→ **WRITTEN INSTRUCTION**
Pictures excluded, return the lines below from the first through the line holding "[num] (power) at".

BEGIN DATA EXTRACT

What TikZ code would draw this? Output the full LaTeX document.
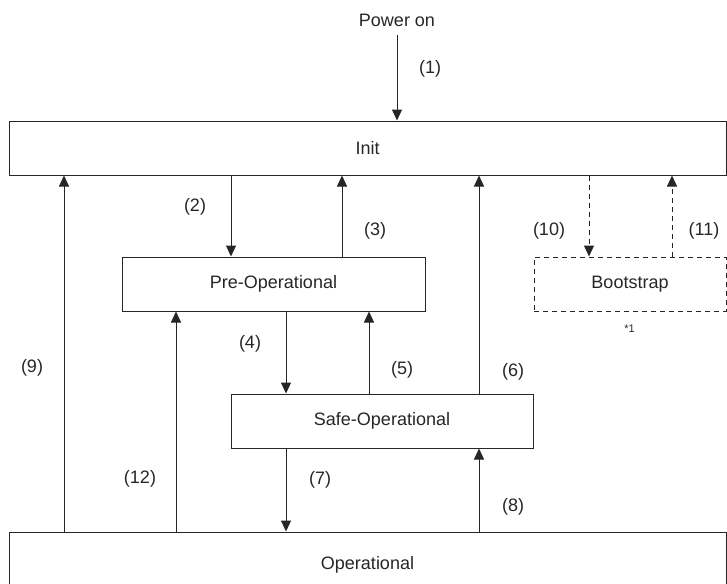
\documentclass[tikz,border=0pt]{standalone}
\usepackage{fontspec}
\setmainfont{Liberation Sans}
\usepackage{tikz}
\usetikzlibrary{arrows.meta,calc,positioning}

\begin{document}
\begin{tikzpicture}[x=1pt,y=-1pt,>={Triangle[length=11pt,width=10pt]},line width=1pt,color=black!85]
	\tikzstyle{block} = [draw, rectangle, minimum height=54pt, inner sep=0pt, font=\fontsize{18}{21}\selectfont]
	\tikzstyle{num} = [font=\fontsize{18}{21}\selectfont]
	\tikzstyle{dashline} = [dash pattern=on 5pt off 4pt]
	
	\useasboundingbox (0,0) rectangle (727,583);
	
	\node [num] (power) at (397,20.5) {Power on};
	
	\node [block, minimum width=717pt] (init) at (367.5,148) {Init};
	\node [block, minimum width=303pt] (preop) at (273.5,284) {Pre-Operational};
	\node [block, dashline, minimum width=192pt] (boot) at (630,284) {Bootstrap};
	\node [block, minimum width=302pt] (safeop) at (382,421) {Safe-Operational};
	\node [block, minimum width=717pt, minimum height=66pt] (oper) at (367.5,565) {Operational};
	
	\node [font=\fontsize{11}{13}\selectfont] (note) at (629.5,329) {*1};
	
	% x positions of the transitions
	\coordinate (c1) at (397,0);
	\coordinate (c2) at (231,0);
	\coordinate (c3) at (342,0);
	\coordinate (c4) at (286,0);
	\coordinate (c5) at (369,0);
	\coordinate (c6) at (479,0);
	\coordinate (c9) at (64,0);
	\coordinate (c10) at (589,0);
	\coordinate (c11) at (672,0);
	\coordinate (c12) at (176,0);
	
	\draw [->, shorten <=4.5pt] (power) --node[num, pos=0.42, xshift=33pt]{(1)} (init.north -| c1);
	\draw [->] (init.south -| c2) --node[num, pos=0.39, xshift=-36pt]{(2)} (preop.north -| c2);
	\draw [->] (preop.north -| c3) --node[num, pos=0.32, xshift=33pt]{(3)} (init.south -| c3);
	\draw [->] (preop.south -| c4) --node[num, pos=0.39, xshift=-36pt]{(4)} (safeop.north -| c4);
	\draw [->] (safeop.north -| c5) --node[num, pos=0.29, xshift=33pt]{(5)} (preop.south -| c5);
	\draw [->] (safeop.north -| c6) --node[num, pos=0.10, xshift=34pt]{(6)} (init.south -| c6);
	\draw [->] (safeop.south -| c4) --node[num, pos=0.38, xshift=34pt]{(7)} (oper.north -| c4);
	\draw [->] (oper.north -| c6) --node[num, pos=0.30, xshift=34pt]{(8)} (safeop.south -| c6);
	\draw [->] (oper.north -| c9) --node[num, pos=0.46, xshift=-32pt]{(9)} (init.south -| c9);
	\draw [->, dashline] (init.south -| c10) --node[num, pos=0.68, xshift=-40pt]{(10)} (boot.north -| c10);
	\draw [->, dashline] (boot.north -| c11) --node[num, pos=0.32, xshift=32pt]{(11)} (init.south -| c11);
	\draw [->] (oper.north -| c12) --node[num, pos=0.24, xshift=-36pt]{(12)} (preop.south -| c12);
\end{tikzpicture}
\end{document}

END DATA EXTRACT

→ **REPLY**
What TikZ code would draw this? Output the full LaTeX document.
\documentclass[tikz,border=0pt]{standalone}
\usepackage{fontspec}
\setmainfont{Liberation Sans}
\usepackage{tikz}
\usetikzlibrary{arrows.meta,calc,positioning}

\begin{document}
\begin{tikzpicture}[x=1pt,y=-1pt,>={Triangle[length=11pt,width=10pt]},line width=1pt,color=black!85]
	\tikzstyle{block} = [draw, rectangle, minimum height=54pt, inner sep=0pt, font=\fontsize{18}{21}\selectfont]
	\tikzstyle{num} = [font=\fontsize{18}{21}\selectfont]
	\tikzstyle{dashline} = [dash pattern=on 5pt off 4pt]
	
	\useasboundingbox (0,0) rectangle (727,583);
	
	\node [num] (power) at (397,20.5) {Power on};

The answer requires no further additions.